The key: two memory regions
To understand this, you must accept one fundamental truth:
sed operates on two distinct spaces
1. Pattern space (the present)
👉 This is:
- the current working buffer
- what commands modify
- what
pprints
Think:
pattern = what I am computing right now
2. Hold space (the memory)
👉 This is:
- persistent across commands
- invisible unless accessed
- controlled manually
Think:
hold = what I choose to remember
The commands that matter here
| Command | Meaning |
|---|---|
N |
append next line to pattern (\n) |
h |
save pattern → hold |
G |
append hold → pattern |
D |
remove first line of pattern, continue |
Let's walk through execution
** Input:**
A
B
C
D
E
Iteration 1
Step 1 — N
pattern = A\nB
hold = (empty)
Step 2 — h
pattern = A\nB
hold = A\nB
👉 snapshot of structure
Step 3 — s/\n/->/
pattern = A->B
hold = A\nB
👉 ⚠️ structure is destroyed in pattern
Step 4 — p
OUTPUT: A->B
Step 5 — G
pattern = A->B\nA\nB
hold = A\nB
👉 re-inject original structure
Step 6 — D
pattern = A\nB
hold = A\nB
👉 remove display part, keep structure
Iteration 2
Step 1 — N
pattern = A\nB\nC
Step 2 — h
hold = A\nB\nC
👉 overwrite previous snapshot
Step 3 — s
pattern = A->B->C
Step 4 — p
OUTPUT: A->B->C
Step 5 — G
pattern = A->B->C\nA\nB\nC
Step 6 — D
pattern = A\nB\nC
What is really happening
At every iteration, the structure grows:
A\nB
A\nB\nC
A\nB\nC\nD
But you never build from transformed data.
The key insight
👉 You are maintaining two representations:
| Role | Content |
|---|---|
| structure (truth) | A\nB\nC |
| display (view) | A->B->C |
The trick
h # save structure
s # destroy structure (for display)
p # show display
G # restore structure
D # continue sliding
The invariant
D only works if \n exists. So:
- you temporarily break the structure
- then restore it before
D
This is the algorithm
grow structure (N)
save structure (h)
display = transform(structure)
print(display)
restore structure (G + D)
repeat
This is NOT obvious
At first glance, you might think:
"it builds A->B, then B->C…"
Wrong.
👉 It always builds from:
A\nB\nC\nD...
Think like this
pattern = working buffer
hold = checkpoint of truth
Why this matters
This pattern unlocks:
- cumulative computations
- prefix building
- streaming aggregation
- rolling transformations
Minimal mental model
👉 sed =
(pattern space) + (hold space) + (control flow)
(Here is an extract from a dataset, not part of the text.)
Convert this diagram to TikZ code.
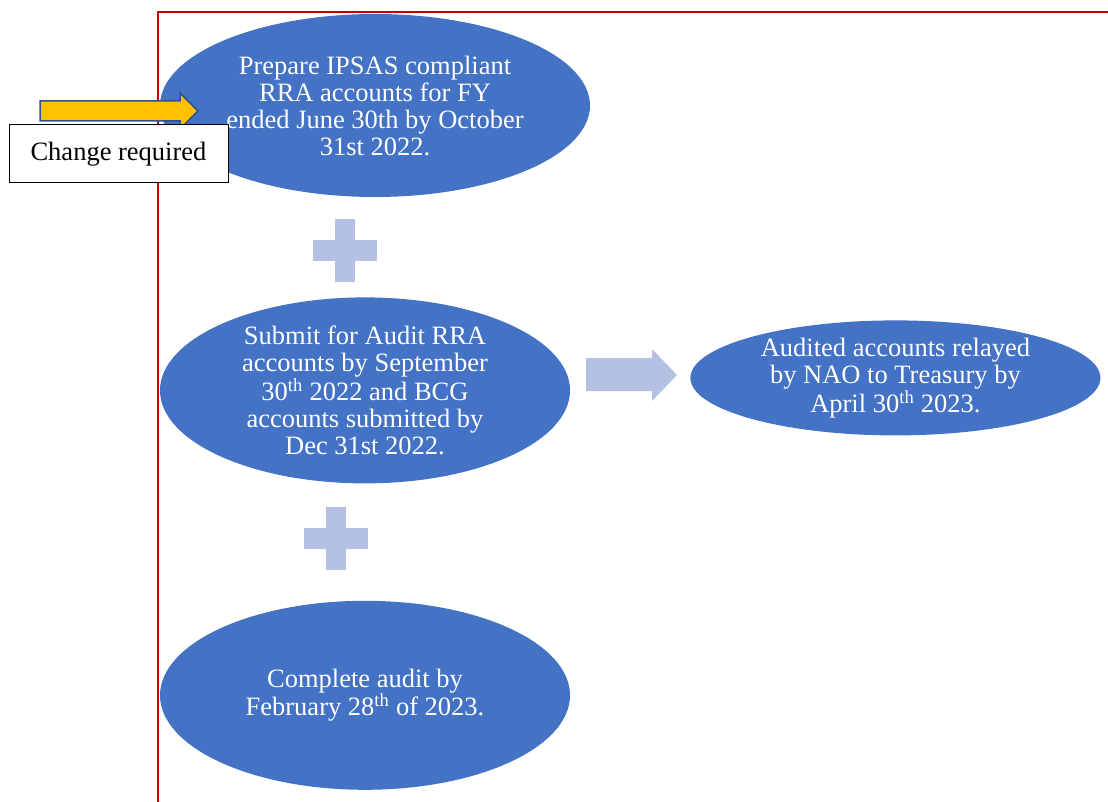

sed is now a state machine
You now have:
- memory (
h,g) - loops (
:,t) - buffers (
N,D)
👉 This is no longer "text processing"
👉 This is stream programming
Final evolution: grouping blocks
Now consider real-world logs:
line1
line2
line3
line4
line5
line6
line7
** Goal:**
line1 line2
line3 line4 line5
line6 line7
Script
/./H
/^$/ {
x
/./ {
s/\n/ /g
s/^ //
p
}
}
$ {
x
s/\n/ /g
s/^ //
/./ { p }
}
▶️ Run it:
sed -n -E -f script.sed ex3.log
What is happening?
| Expression | Effect |
|---|---|
/./H |
accumulate non-empty lines |
/^$/ |
block separator |
x |
bring accumulated block into pattern space |
s/\n/ /g |
flatten block |
$ |
handle last block (EOF) |
🔥 You just:
- grouped variable-length blocks
- transformed them
- handled edge cases
- wrote reusable logic
👉 This is not a one-liner anymore.
👉 This is a program.
The final mental model
sed is:
a streaming engine
+ a working buffer (pattern space)
+ a memory buffer (hold space)
+ control flow (loops, branches)
The secret to mastering sed
It's not about memorizing commands. It's about understanding:
1. The execution loop
read → process → print → repeat
2. The invariant
- pattern space = computation
- hold space = state
3. The transformations
| Command | Action |
|---|---|
N |
grow |
D |
slide |
H |
accumulate |
h / g |
checkpoint / restore |
Why it feels "shamanic"
Because you're not writing steps.
You're maintaining invariants:
- "newline must exist"
- "structure must be preserved"
- "state must be restored"
The master of sed doesn't edit text.
They shape streams.
In fact sed is what jq is for JSon but for text.
Note:
To modify the file in-place, use the -i flag followed by the name of the file.